Member of the National Assembly
- Incumbent
- Assumed office 28 August 2024

Personal details
- Born: Mogamad Nazier Paulsen
- Party: Economic Freedom Fighters
- Spouse: Aishah Cassiem
- Alma mater: University of Cape Town

= Nazier Paulsen =

Member of Parliament of South Africa

Mogamad Nazier Paulsen is South African politician currently serving as a Member of the National Assembly for the Economic Freedom Fighters (EFF). Prior to serving parliament, he served as a Member of the Western Cape Provincial Parliament.

==Early life and career==
Nazier Paulsen and his family had previously been part of the anti-apartheid movement. Paulsen was a member of the United Democratic Front. He obtained a BCom Honours degree and a Postgraduate Diploma in Distributed Systems from the University of Cape Town. He was previously an Information and Technology lecturer at the Cape Peninsula University of Technology. Paulsen also served as the chairperson of the Mitchells Plain Community Development Corporation and the chairperson of the South African Progressive Civic Organisation (SAPCO).

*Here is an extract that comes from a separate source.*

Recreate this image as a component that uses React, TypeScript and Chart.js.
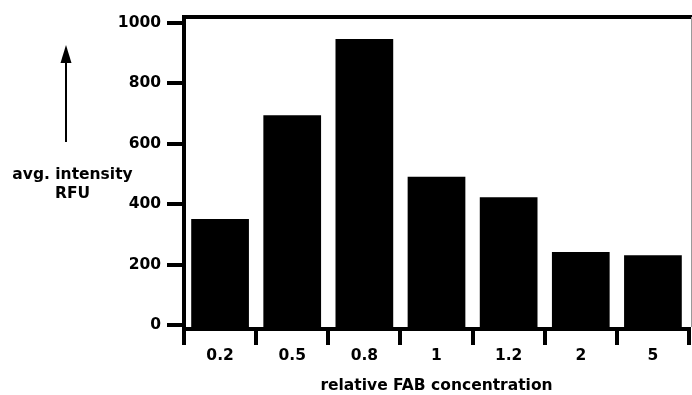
import React, { useEffect, useRef } from 'react';
import { Chart, registerables } from 'chart.js';

Chart.register(...registerables);

const categories = ['0.2', '0.5', '0.8', '1', '1.2', '2', '5'];
const intensity = [351, 694, 946, 491, 423, 242, 231];
const yTicks = [0, 200, 400, 600, 800, 1000];
const xTitle = 'relative FAB concentration';
const yLabelLines = ['avg. intensity', 'RFU'];

const FONT = "'DejaVu Sans', sans-serif";
const FSIZE = 15.5;

export default function App() {
  const ref = useRef<HTMLCanvasElement | null>(null);

  useEffect(() => {
    document.body.style.margin = '0';
    const canvas = ref.current;
    if (!canvas) return;

    const decor = {
      id: 'decor',
      afterDraw(chart: any) {
        const { ctx, chartArea } = chart;
        ctx.save();
        // top frame line
        ctx.strokeStyle = '#000';
        ctx.lineWidth = 4;
        ctx.beginPath();
        ctx.moveTo(chartArea.left - 2, chartArea.top);
        ctx.lineTo(chart.width, chartArea.top);
        ctx.stroke();
        // thin right edge line
        ctx.strokeStyle = '#9a9a9a';
        ctx.lineWidth = 1;
        ctx.beginPath();
        ctx.moveTo(691.5, chartArea.top);
        ctx.lineTo(691.5, chartArea.bottom - 2);
        ctx.stroke();
        // arrow
        ctx.strokeStyle = '#000';
        ctx.lineWidth = 2;
        ctx.beginPath();
        ctx.moveTo(66, 60);
        ctx.lineTo(66, 142);
        ctx.stroke();
        ctx.fillStyle = '#000';
        ctx.beginPath();
        ctx.moveTo(66, 45);
        ctx.lineTo(60.5, 63);
        ctx.lineTo(71.5, 63);
        ctx.closePath();
        ctx.fill();
        // y label
        ctx.font = `bold ${FSIZE}px ${FONT}`;
        ctx.textAlign = 'center';
        ctx.textBaseline = 'alphabetic';
        ctx.fillText(yLabelLines[0], 72.5, 178.5);
        ctx.fillText(yLabelLines[1], 72.5, 198);
        ctx.restore();
      },
    };

    const font = { family: FONT, size: FSIZE, weight: 'bold' as const };

    const chart = new Chart(canvas, {
      type: 'bar',
      data: {
        labels: categories,
        datasets: [
          {
            data: intensity,
            backgroundColor: '#000',
            borderWidth: 0,
            barPercentage: 0.8,
            categoryPercentage: 1,
            base: -7,
          },
        ],
      },
      options: {
        animation: false,
        responsive: false,
        maintainAspectRatio: false,
        devicePixelRatio: 1,
        layout: { padding: { left: 0, right: 3, top: 17, bottom: 0 } },
        plugins: { legend: { display: false }, tooltip: { enabled: false } },
        scales: {
          x: {
            grid: {
              offset: true,
              drawOnChartArea: false,
              drawTicks: true,
              tickLength: 16,
              lineWidth: 4,
              color: '#000',
            },
            border: { display: true, width: 4, color: '#000' },
            ticks: { color: '#000', font, padding: 2, maxRotation: 0, autoSkip: false },
            title: { display: true, text: xTitle, color: '#000', font, padding: 0 },
            afterFit: (s: any) => {
              s.height = 66;
            },
          },
          y: {
            min: -13,
            max: 1019,
            afterBuildTicks: (s: any) => {
              s.ticks = yTicks.map((v) => ({ value: v }));
            },
            grid: {
              drawOnChartArea: false,
              drawTicks: true,
              tickLength: 17,
              lineWidth: 4,
              color: '#000',
            },
            border: { display: true, width: 4, color: '#000' },
            ticks: { color: '#000', font, padding: 6, callback: (v: any) => String(v) },
            afterFit: (s: any) => {
              s.width = 184;
            },
          },
        },
      },
      plugins: [decor],
    });

    return () => chart.destroy();
  }, []);

  return (
    <div style={{ position: 'absolute', left: 0, top: 0, width: 692, height: 395 }}>
      <canvas ref={ref} width={692} height={395} style={{ display: 'block', width: 692, height: 395 }} />
    </div>
  );
}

Paulsen joined the Economic Freedom Fighters in 2013. He was the party's Western Cape Premier candidate for the 2014 general elections. The EFF won one seat in the Western Cape Provincial Parliament. Paulsen filled the seat on 21 May 2014.

In May 2015, the EFF redeployed him to the National Assembly of South Africa. Bernard Joseph succeeded him as the EFF's sole representative in the Provincial Parliament. He won a second term as a Member of Parliament in May 2019.

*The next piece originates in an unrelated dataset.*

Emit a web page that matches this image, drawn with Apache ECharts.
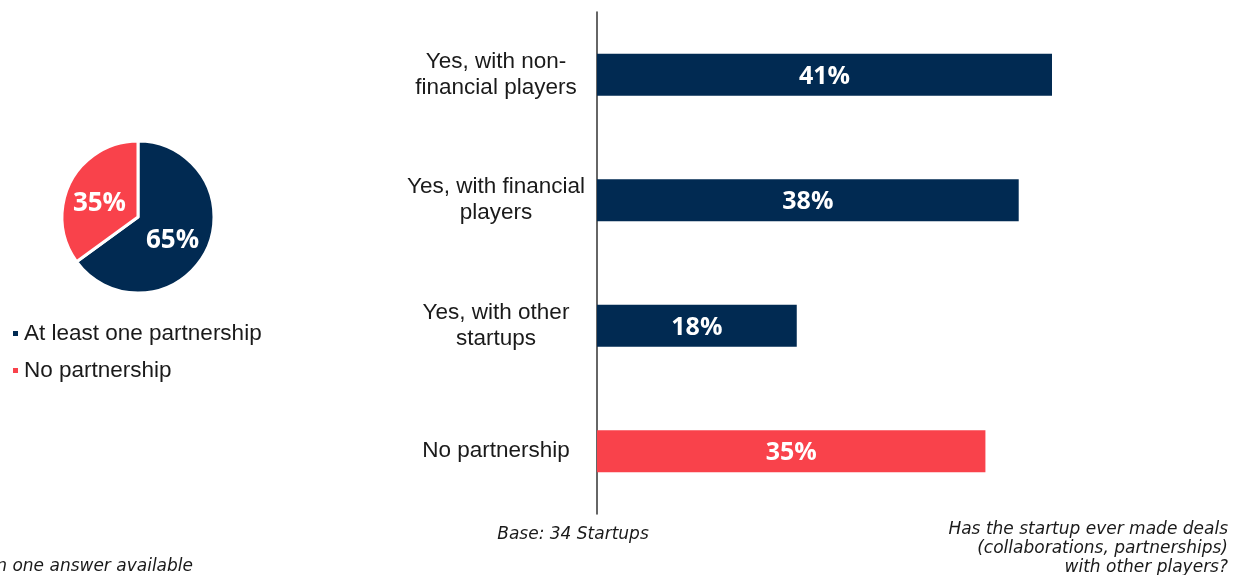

Paulsen was not ranked high enough on the EFF national list to be returned to the National Assembly after the 2024 general election.

==Incidents==
When Paulsen took office as a Member of the Western Cape Provincial Parliament, he was assigned a laptop. He resigned as a Member of the Provincial Parliament in May 2015 and initially refused to hand the laptop back. The Provincial Parliament approached the police, and he was charged with theft. The charge was withdrawn in July 2019.

On 6 November 2018, Paulsen was involved in a fracas with Agang MP, Andries Tlouamma. In response, President Cyril Ramaphosa called on MPs to embrace non-racialism when interacting with one another. The footage of the occurrence was referred to Parliament's Disciplinary Committee.

On 15 August 2019, Paulsen appeared in court due to his alleged assault of a man who was parked outside his ex-wife's house in early August. His next court appearance was in September.

On 19 November 2019, Paulsen was asked to leave the National Assembly following his refusal to retract his statement that Public Enterprises Minister Pravin Gordhan appoints SOE staff based on their race.

During a sitting of the National Assembly in March 2021, Paulsen told DA MP Phumzile van Damme to go back to Eswatini and the DA chief whip in the National Assembly, Natasha Mazzone, to go back to Italy. Deputy speaker Lechesa Tsenoli then ordered Paulsen to leave the House amid the tension. As Paulsen was leaving, the DA's Van Damme waved at him and Tsenoli told her not to be provocative. Van Damme then said that Paulsen allegedly threatened to "beat her up" and got into an argument with EFF MPs. She was then ordered to leave and was accompanied by two male DA MPs, Kevin Mileham and Chris Hunsinger. Paulsen denied threatening her. On 28 July 2021, the National Assembly's Power and Privileges Committee decided that it would investigate the matter and that Paulsen would face disciplinary hearings for his actions. It is alleged that he also threatened to assault two other DA MPs at the sitting back in March.

In January 2023, the Cape Youth Front (CYF) filed charges against Mr Paulsen after he called for supporters of Cape independence to be executed on social media platform X (formerly twitter). In addition, in response to a pro-Cape Independence account he said: “we should start finding the IP addresses of these accounts and start locating the people behind it”. The CYF consequently formally laid charges against Mr Paulsen, on ground of incitement to commit violence under Section 17 of the Riotous Assembly Act [no. 17 of 1956].